Rage, rage (against the dying of the light)

A year or two ago, I studied under a professor who somehow know just which buttons to push to transform my serene, scholarly public self into a senseless wreck.  Admittedly, that public persona was a very thin layer at the time, but more than anyone else, his words were the venom to set my skin to itching.  I, clinging with whitened knuckles to hope in the face of the terrors and banal horrors happening to Syria and my beloveds there, simply couldn’t swallow his telling me in class, “It’s over for Aleppo.  There’s no hope for it.”

I went home and eventually coaxed my heart rate down, silently talking down the warrior instincts and the wailing mourner I didn’t even know I had inside.  I typed a stilted, emotionless email reminding him of my connections to poor Abraham-milked Aleppo (now milked for all she’s worth), asking that perhaps he consider not making such comments in my presence during a difficult time in my life.  He, unrepentant, replied shortly after that he was a devoted teller of the truth and that just because there is no hope doesn’t mean you can’t have any.

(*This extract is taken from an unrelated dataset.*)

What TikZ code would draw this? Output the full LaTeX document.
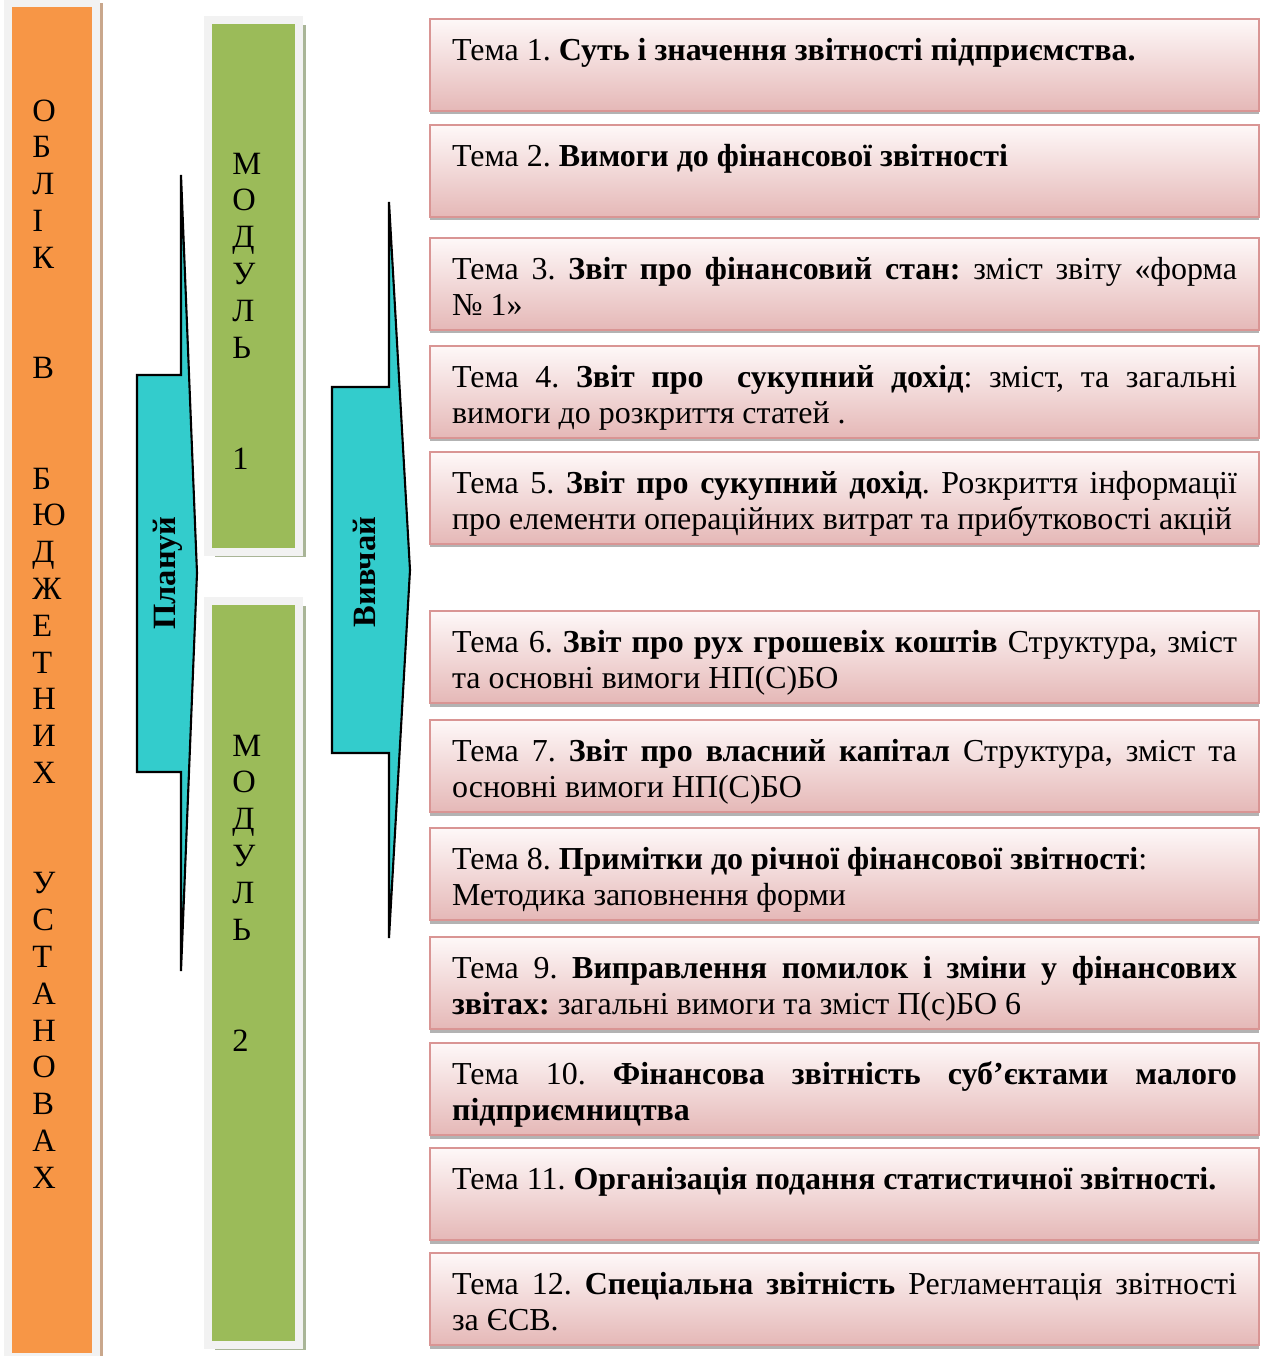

That koan aside, I am sorry to say that today, such a comment would provoke much less savage, raging mourning in me.  Coming up on the forth anniversary of the protest movement in Syria (selmia, selmia: peaceful, peaceful, is what they chanted in the streets), if someone told me there was no hope for Aleppo, I might bring up the long-term, talk about how other cities and countries and peoples have recovered from devastation, decimation and defamation over years and years.  I think I could feel myself slowly losing the imagination to declare that things will be okay anytime in the near future.  Or maybe even in my lifetime.  I would feel tired, and then ashamed of myself for that fatigue.

And this is where I catch myself and wonder what, besides the space of two years, stands between me and the raging weeping student I was in that professor’s classroom.  I catch myself on that word, the crux of our conflict: “hope.”  I tell myself arguments about being realistic, about warnings against heads in clouds, about just how far it is to fall if you go for the moon.  I use multi-syllabic words I learned from other professors and from the talking heads-and-shoulders on the news channels, but then I catch myself again and listen to other voices that are using that word “rage.”  I listen to the voice of the young woman of color at my college‘s discussion on the events in Ferguson and around the country as she says that she just has so much rage and doesn’t know what to do with it; I listen to the voices of the panelists as they respond and show her avenues down which to send it, but remind her that it burns brightest and best when yoked with love.  I see a blink of a Facebook post go by, someone quoting Dylan Thomas, in his poem about burning and blazing and forking lightning:

“And you, my father, there on the sad height,
Curse, bless, me now with your fierce tears, I pray.
Do not go gentle into that good night.
Rage, rage against the dying of the light.”

And I think that perhaps the common thread here is that rage really is a flame, and can only keep going when the fresh air of hope is nearby.  While we can hope, we can rage, we can walk, we can speak; but denied that air, it flickers and dies, we have no fuel for muscles or voice.  And only then are the curtains drawn, leaving just darkness and silence, apathy and something that might be despair if we could work up the energy to taste it and find out.

A former classmate of mine at Harvard Divinity School gave a sermon in the Billings Preaching Competition, quoting scripture: “Be angry but do not sin; do not let the sun go down on your anger, and do not make room for the devil” (Ephesians 4:26-27).  He spoke about anger at injustice, at institutional excess, at the glorification of material success rather than spiritual or social striving.  I clapped along; he tied for first prize.  I’m not sure I really got it until now, though.

Be angry but do not sin, because anger means you think things could be, should be different.  Be angry but do not sin, because anger means you are alive and breathing air and have not grown too weary.  Be angry but do not make room for the devil, because instead you are too full of vision.  Be angry but do not make room for the devil, even if you can’t find that vision yet, because sometimes “this isn’t the way it should be” is enough to fill up that space for a little while until you find one.

Rage, rage against the dying of the light.